Note on Construction of Dual-trace Factor in Yang-Mills Theory

TL;DR

The paper presents a new construction of the BCJ dual-trace factor by leveraging the adjoint representation of the kinematic algebra and a singular dual operator M to define a trace-like inner product. This yields a dual-trace factor that naturally encodes cyclic symmetry and mirrors trace-form color decompositions, but it does not generically satisfy KK-relations. The construction reproduces the dual-DDM structure and provides explicit matrix-representation formulas for the trace contractions, offering a trace-based perspective on color–kinematic duality.

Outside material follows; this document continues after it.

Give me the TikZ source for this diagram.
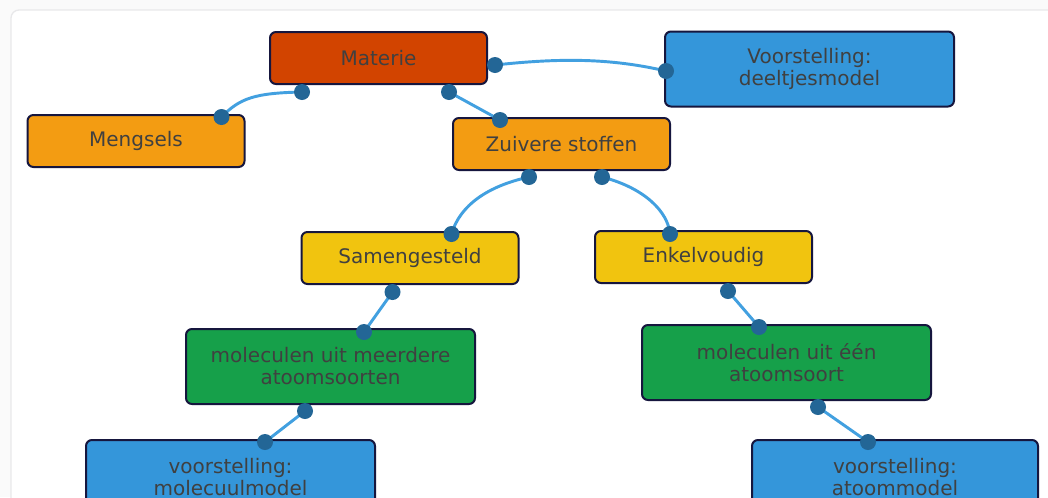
\documentclass[tikz,border=0pt]{standalone}
\usepackage{fontspec}
\setmainfont{DejaVu Sans}
\usetikzlibrary{calc}
\definecolor{bgc}{RGB}{250,250,250}
\definecolor{panelline}{RGB}{232,232,234}
\definecolor{boxline}{RGB}{22,22,62}
\definecolor{txt}{RGB}{64,64,64}
\definecolor{redorange}{RGB}{210,68,0}
\definecolor{orangec}{RGB}{243,156,18}
\definecolor{yellowc}{RGB}{241,196,15}
\definecolor{greenc}{RGB}{22,160,74}
\definecolor{bluec}{RGB}{52,150,218}
\definecolor{linkc}{RGB}{66,160,224}
\definecolor{dotc}{RGB}{35,102,150}
\tikzset{
  box/.style={draw=boxline, line width=1.5pt, rounded corners=4.5pt, text=txt,
    font=\fontsize{15pt}{16.5pt}\selectfont, align=center, inner sep=0pt,
    minimum width=162.75pt, minimum height=39pt},
  bigbox/.style={box, minimum width=216.75pt, minimum height=56.25pt},
  link/.style={draw=linkc, line width=2.2pt},
  dot/.style={fill=dotc},
}
\begin{document}
\begin{tikzpicture}[x=0.75pt,y=-0.75pt]
\useasboundingbox (0,0) rectangle (1048,497);
\fill[bgc] (0,0) rectangle (1048,497);
\clip (0,0) rectangle (1048,497);
\draw[panelline, fill=white, line width=1pt, rounded corners=6pt] (11,10) rectangle (1070,520);

\node[box, fill=redorange] (materie) at (378.5,58) {Materie};
\node[bigbox, fill=bluec] (deeltjes) at (809.5,69) {Voorstelling:\\deeltjesmodel};
\node[box, fill=orangec] (mengsels) at (136,141) {Mengsels};
\node[box, fill=orangec] (zuivere) at (561.5,144) {Zuivere stoffen};
\node[box, fill=yellowc] (samen) at (410,258) {Samengesteld};
\node[box, fill=yellowc] (enkel) at (703.5,257) {Enkelvoudig};
\node[bigbox, fill=greenc] (meer) at (330.5,366.5) {moleculen uit meerdere\\atoomsoorten};
\node[bigbox, fill=greenc] (een) at (786.5,362.5) {moleculen uit één\\atoomsoort};
\node[bigbox, fill=bluec] (molmod) at (230.5,477.5) {voorstelling:\\molecuulmodel};
\node[bigbox, fill=bluec, minimum width=214.5pt] (atmod) at (895,477.5) {voorstelling:\\atoommodel};

\coordinate (mA) at ([shift={(33,7)}]materie.south west);
\coordinate (mB) at ([shift={(180,7)}]materie.south west);
\coordinate (mC) at ([shift={(7,7)}]materie.east);
\coordinate (gA) at ([shift={(195,3)}]mengsels.north west);
\coordinate (zA) at ([shift={(48,3)}]zuivere.north west);
\coordinate (zB) at ([shift={(77,6)}]zuivere.south west);
\coordinate (zC) at ([shift={(150,6)}]zuivere.south west);
\coordinate (dA) at ([shift={(2,2)}]deeltjes.west);
\coordinate (sA) at ([shift={(151,3)}]samen.north west);
\coordinate (sB) at ([shift={(92,7)}]samen.south west);
\coordinate (eA) at ([shift={(76,4)}]enkel.north west);
\coordinate (eB) at ([shift={(134,7)}]enkel.south west);
\coordinate (rA) at ([shift={(179,4)}]meer.north west);
\coordinate (rB) at ([shift={(120,6)}]meer.south west);
\coordinate (oA) at ([shift={(118,3)}]een.north west);
\coordinate (oB) at ([shift={(177,6)}]een.south west);
\coordinate (uA) at ([shift={(180,3)}]molmod.north west);
\coordinate (tA) at ([shift={(117,3)}]atmod.north west);

\draw[link] (mA) .. controls (255,93) and (240,98) .. (gA);
\draw[link] (mB) -- (zA);
\draw[link] (mC) .. controls (560,58) and (610,58) .. (dA);
\draw[link] (zB) .. controls (488,186) and (460,205) .. (sA);
\draw[link] (zC) .. controls (645,188) and (668,212) .. (eA);
\draw[link] (sB) -- (rA);
\draw[link] (rB) -- (uA);
\draw[link] (eB) -- (oA);
\draw[link] (oB) -- (tA);

\foreach \p in {mA,mB,mC,gA,zA,zB,zC,dA,sA,sB,eA,eB,rA,rB,oA,oB,uA,tA}
  \fill[dot] (\p) circle (6pt);
\end{tikzpicture}
\end{document}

A discussion clarifies how this approach relates to, yet differs from, the previous Du:2013sha construction, underscoring nontrivial connections and the nuances of KK-relations within this framework.

Abstract

In this note we provide a new construction of BCJ dual-trace factor using the kinematic algebra proposed in arXiv:1105.2565 and arXiv:1212.6168. Different from the construction given in arXiv:1304.2978 based on the proposal of arXiv:1103.0312, the method used in this note exploits the adjoint representation of kinematic algebra and the use of inner product in dual space. The dual-trace factor defined in this way naturally satisfies cyclic symmetry condition but not KK-relation, just like the trace of U(N) Lie algebra satisfies cyclic symmetry condition, but not KK-relation. In other words the new construction naturally leads to formulation sharing more similarities with the color decomposition of Yang-Mills amplitude.